Meta-Causal Bidirectional Decoupled Learning for Cross-subject Emotion Recognition with Multi-modal Physiological Signals
摘要
Cross-subject emotion recognition based on multimodal physiological signals has broad application prospects in fields such as human-computer interaction and health monitoring. However, the dual challenges of multimodal heterogeneity and cross-subject differences severely restrict the generalization ability of the model. The existing methods mainly focus on static decoupling and the study of emotional correlation, but lack attention to dynamic interaction and emotional causal relationships. To address these issues, this paper proposes a Meta-causal Bidirectional Decoupled Learning (MBDL) framework. This framework consists of a bidirectional interaction disentanglement (BID) module and a meta-causal learning (MCL) module.
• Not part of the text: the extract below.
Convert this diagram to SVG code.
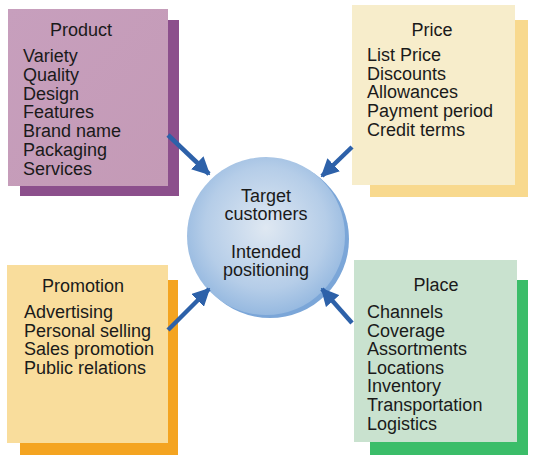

Specifically, the BID module decomposes the representation into three subspaces of emotion, identity and modality, and allows structured mutual modulation between them, which simulates the complex interaction of multiple factors in the process of emotion generation; Secondly, the MCL module not only enables the model to adapt quickly when the new agent only provides a small number of samples by meta learning, but also the causal inference mechanism imposes stability constraints through counterfactual generation, forcing the model to learn stable causal relationships rather than spurious correlations. Extensive experiments on the DEAP and MAHNOB-HCI public datasets have shown that the MBDL framework significantly outperforms the existing state-of-the-art methods under the cross-validation protocol, and has strong generalization performance in cross-subject experiments.